The question is about the scalability of pingpong communication using threads/processes. Intuitively, context switching between threads belonging to different processes should be no worse than the context switching among processes. However, we have different experimental results, where pingpong communication among threads (CASE-1) belonging to two processes offer 1/10 throughput of the pingpong communication among processes (CASE-2) based on the same data structure.
data structures:
ping/pong two atomic variables shared by processes using mmap, with ping++, pong++, ping--, pong-- respectively denoting atomic FAA(ping, 1), FAA(pong, 1), FAA(ping, -1), FAA(pong, -1).
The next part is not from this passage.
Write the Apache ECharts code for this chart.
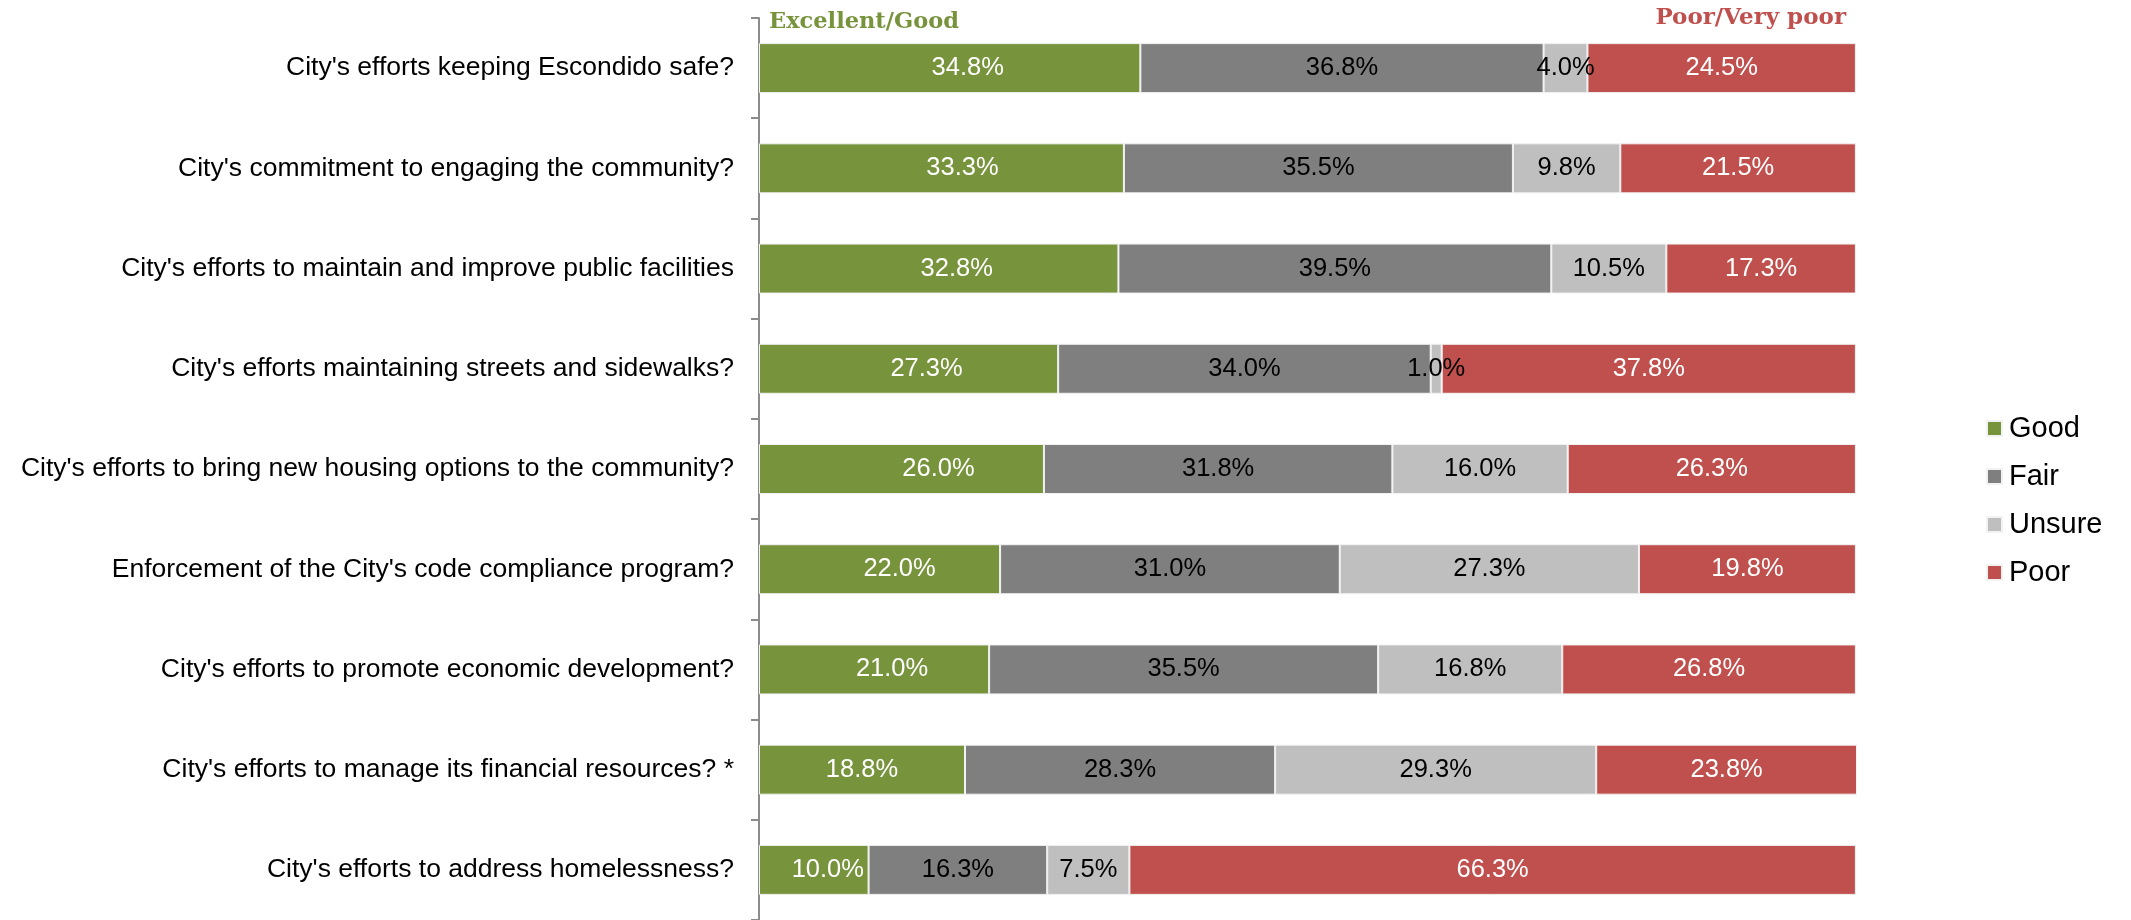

Both variables are initialized as 0.
workflow:
ping-side:
local variable count = 0;
while (true) {
ping++;
count++;
while (count > 0) {
if (!pong) sched_yield();
else break;
}
if (pong) {
pong--;
count--;
}
}
pong-side:
while (true) {
while (!ping) {
sched_yield();
}
pong++;
ping--;
}
CASE-1
pid_t t = fork();
if (t > 0) {
for (int t = 0; t < N; t++) {
thread([&](int tid){
ping-side operating on ping[tid]/pong[tid]
}, t);
}
} else if (t == 0) {
for (int t = 0; t < N; t++) {
thread([&](int tid){
pong-side operating on ping[tid]/pong[tid]
}, t);
}
}
CASE-2
for (int t = 0; t < 2 * N; t++) {
pid_t tid = fork();
if (tid == 0) {
if (t < N)){
ping-side operating on ping[t % N]/pong[t % N]
} else {
pong-side operating on ping[t % N]/pong[t % N]
}
break;
} else if (t == 0) {
wait_all();
}
}
Single-threaded (N = 1):
Suppose we create only two processes, in CASE-1, each process utilizes one thread to evaluate pingpong with the thread of another process, we have 1.2 mops throughput; In CASE-2, we fork two processes to evaluate pingpong communication directly, which also provides 1.2 mops throughput.
Multi-thread (N = 96)
However, when we increase the thread/process number to N * 2, CASE-1 can only provide 5mops (with 96 threads in the two processes) whereas CASE-2 can offer 60mops when the process number is 96 x 2.